The server portion of a successful handshake is an HTTP response with “HTTP/1.1 101 Switching Protocols” as the status line. It also includes the Connection and Upgrade header fields like the client. The server responds to the client’s Sec-WebSocket-Key header with its Sec-WebSocket-Accept field. The value of this field is derived from the client’s Sec-WebSocket-Key using a set algorithm. The client uses the same algorithm to verify the value from the server. This verification proves it is a response to the client’s request and the connection is established.

Because these are still HTTP messages, they may also include standard HTTP header fields, such as cookies or authentication/authorization fields. The headers may appear in any order and if the HTTP RFC allows, may contain more than one value, or appear more than once.

Once the handshake is complete, the WebSockets packets begin within the same TCP connection. The concept of the socket allows further traffic to be initiated by either end. The protocol does not change based on the direction. Each packet is formatted the same.

Wire Diagram from RFC

The first two bytes of a WebSockets packet are mostly flags and codes. The first one-bit flag indicates if the packet is the final fragment of a message (1) or not (0). The next three bits are reserved fields and are generally not used unless a subprotocol sets them. The next four bits are the opcode.

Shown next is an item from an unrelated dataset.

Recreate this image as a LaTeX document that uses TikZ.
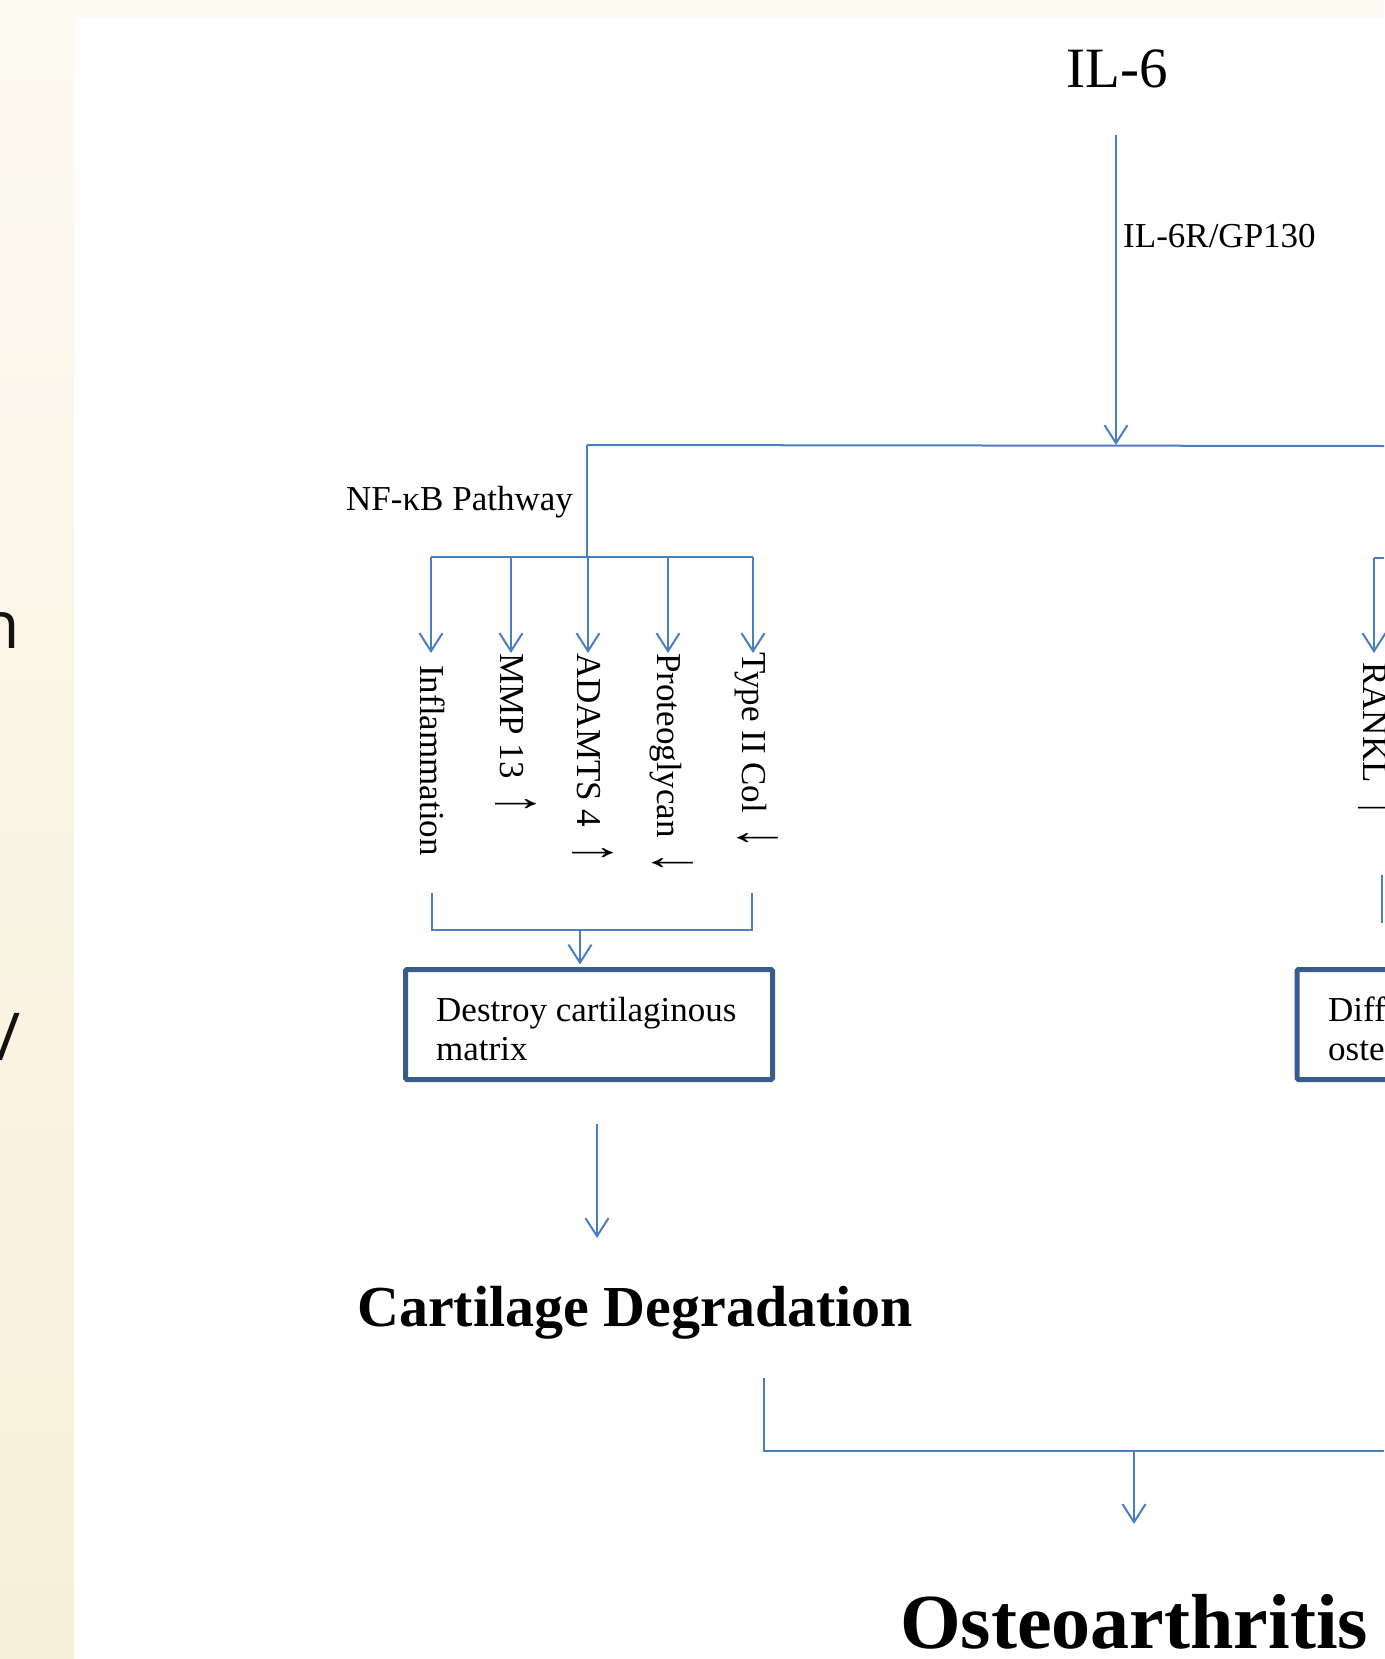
\documentclass[tikz,border=0pt]{standalone}
\usepackage{fontspec}
\setmainfont{Liberation Serif}
\newfontfamily\sansf{Open Sans}
\usetikzlibrary{arrows.meta}
\definecolor{lineblue}{RGB}{74,126,193}
\definecolor{boxblue}{RGB}{56,93,138}
\definecolor{creamtop}{RGB}{253,250,242}
\definecolor{creambot}{RGB}{248,239,216}
\newcommand{\fsm}{\fontsize{35}{42}\selectfont}
\newcommand{\uparr}{\hspace{0.45em}\raisebox{-0.14em}{\resizebox{0.55em}{1.17em}{\raisebox{\depth}{↑}}}}
\newcommand{\dnarr}{\hspace{0.45em}\raisebox{-0.14em}{\resizebox{0.55em}{1.17em}{\raisebox{\depth}{↓}}}}
\begin{document}
\begin{tikzpicture}[x=1pt,y=-1pt,
  conn/.style={draw=lineblue, line width=2pt},
  arr/.style={conn, -{Straight Barb[length=18pt,width=23pt,line width=2pt]}},
  lab/.style={font=\fsm, inner sep=0pt, anchor=base west},
  vlab/.style={font=\fsm, inner sep=0pt, anchor=base west, rotate=-90},
  boxst/.style={draw=boxblue, line width=5pt, rounded corners=1.5pt, minimum width=367pt, minimum height=110pt, inner sep=0pt}]
\useasboundingbox (0,0) rectangle (1384,1659);
% background
\fill[creamtop] (0,0) rectangle (1384,17);
\shade[top color=creamtop, bottom color=creambot] (0,0) rectangle (74,1659);
\fill[white] (74,17) rectangle (1384,1659);
% left strip fragments
\node[font=\sansf\fontsize{66}{80}\selectfont, inner sep=0pt, anchor=base east, text=black!93] (frn) at (20,648) {n};
\node[font=\sansf\fontsize{66}{80}\selectfont, inner sep=0pt, anchor=base east, text=black!93] (frs) at (21,1060) {/};
% top
\node[font=\fontsize{57}{68}\selectfont, inner sep=0pt, anchor=base] (il6) at (1117,87.5) {IL-6};
\coordinate (il6s) at (1116,135);
\coordinate (j1) at (1116,445);
\coordinate (h1l) at (587,445);
\coordinate (h1r) at (1384,446);
\draw[arr] (il6s) -- (j1);
\draw[conn] (h1l) -- (h1r);
\node[lab] (rec) at (1123,247) {IL-6R/GP130};
% NF-kB branch
\node[lab] (nfkb) at (346,510) {NF-κB Pathway};
\coordinate (j2) at (587,557);
\coordinate (h2l) at (431,557);
\coordinate (h2r) at (753,557);
\draw[conn] (h1l) -- (j2);
\draw[conn] (h2l) -- (h2r);
\foreach \n/\xx in {1/431,2/511,3/588,4/668,5/753}{
  \coordinate (s\n) at (\xx,557);
  \coordinate (e\n) at (\xx,653);
  \draw[arr] (s\n) -- (e\n);
}
\node[vlab] (inf) at (420,665) {Inflammation};
\node[vlab] (mmp) at (500,653) {MMP 13\uparr};
\node[vlab] (adam) at (577,653) {ADAMTS 4\uparr};
\node[vlab] (prot) at (657,653) {Proteoglycan\dnarr};
\node[vlab] (col) at (742,652) {Type II Col\dnarr};
% bracket to box
\coordinate (b1t) at (432,893);
\coordinate (b1b) at (432,930);
\coordinate (b2t) at (752,893);
\coordinate (b2b) at (752,930);
\coordinate (bm) at (580,930);
\draw[conn] (b1t) -- (b1b) -- (b2b) -- (b2t);
\node[boxst] (box) at (589,1024.5) {};
\draw[arr, shorten >=2.5pt] (bm) -- (bm |- box.north);
\node[inner sep=0pt, anchor=base west] (boxtxt) at (436,1021) {\parbox[t]{330pt}{\fsm\baselineskip=39pt Destroy cartilaginous\\matrix}};
% cartilage degradation
\coordinate (c1) at (597,1124);
\coordinate (c2) at (597,1238);
\draw[arr] (c1) -- (c2);
\node[font=\bfseries\fontsize{58}{70}\selectfont, inner sep=0pt, anchor=base west] (cd) at (357,1326) {Cartilage Degradation};
% bottom bracket
\coordinate (d1) at (764,1378);
\coordinate (d2) at (764,1451);
\coordinate (d3) at (1384,1451);
\coordinate (dm) at (1134,1451);
\coordinate (de) at (1134,1524);
\draw[conn] (d1) -- (d2) -- (d3);
\draw[arr] (dm) -- (de);
\node[font=\bfseries\fontsize{78}{94}\selectfont, inner sep=0pt, anchor=base west] (oa) at (900,1648) {Osteoarthritis};
% right branch (cut off)
\coordinate (r0) at (1384,558);
\coordinate (r1) at (1374,558);
\coordinate (r2) at (1374,653);
\draw[conn] (r0) -- (r1);
\draw[arr] (r1) -- (r2);
\node[vlab] (rankl) at (1363,662) {RANKL\uparr};
\coordinate (q1) at (1382,875);
\coordinate (q2) at (1382,923);
\draw[conn] (q1) -- (q2);
\node[boxst, anchor=west] (rbox) at (1294.5,1024.5) {};
\node[inner sep=0pt, anchor=base west] (rboxtxt) at (1328,1021) {\parbox[t]{200pt}{\fsm\baselineskip=39pt Diff\\oste}};
\end{tikzpicture}
\end{document}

The opcode defines how the payload data should be interpreted. The most common are text (1) and binary (2) but could also be a connection close (8), ping (9), pong (10), continuation (0), or reserved. The mask flag is a single bit that indicates if the data is masked (1) or not (0). 

The last seven bits of the first two bytes are used when the payload is less than 126 bytes. The value of the seven bits is the length of the payload. If the value of the seven bits is 126, the following two bytes represent the payload length (16-bit unsigned integer). If the value of the seven bits is 127, the following eight bytes represent the payload length (64-bit unsigned integer).

If the mask flag from the first two bytes is set to one, the four-byte masking key will start at wherever the final payload length fields end. The next byte will be the start of the payload data which completes the packet.

The Spicy Script

The Spicy script parses HTTP GET request messages looking for the GET string at the start of the packet. Within the headers, the script looks for the required “Sec-WebSocket-Version” header. If both are found, it continues to parse packets within the TCP connection from the same originating IP address and port. Follow-on packets are considered WebSockets packets and parsed accordingly.

The Spicy script also parses HTTP response packets starting with “HTTP/1.1 101 Switching Proto” and looks for the required “Sec-WebSocket-Accept” header. If both are found, it continues to parse packets within the TCP connection from the same responding IP address and port. Follow-on packets are considered WebSockets packets and parsed accordingly.

The Spicy script parses WebSockets protocol packets starting with the first two bytes as a bitfield of 16 bits. A bitfield allows the parser to identify individual bits and groups of bits used by the protocol to form header fields. The script includes logic to evaluate the last eight bits of the first two bytes. The first bit of these eight bits indicates if the data is masked and a masking key is included in the packet header. The value of the last seven bits is the payload length field. The payload length field determines where the next header field begins and if it is an extended payload length field or not. It also designates where the data ends.

The Spicy parser did not function as I expected when reaching the end of the data, which was also the end of the last packet. It seemed to need an additional marker called a lookahead token to know when to stop creating the list of WebSockets messages, even though reaching the end of the data should have negated the need for a lookahead token. Adding a distinguishing string to the end of the data before parsing the list of WebSockets messages created the lookahead token necessary for the parser to function correctly.

Although the script detects if the data is masked or not, it was not possible to unmask the data within Spicy. The required functionality to loop through bytes of data to apply the XOR function against the masking key is not present in Spicy. Primitive iterator functionality does exist to iterate through bytes of data, but only if the number of iterations can be hardcoded. Spicy does offer similar functionality, such as Base64 encoding/decoding and sha256 hashing, through functions provided by its runtime library. These are written in C programming language, which I do not know. A knowledgeable C programmer could add the XOR function here to receive the entire data field and mask key from the Spicy script and use the looping available in C, but I just left it to do in the Bro scripts.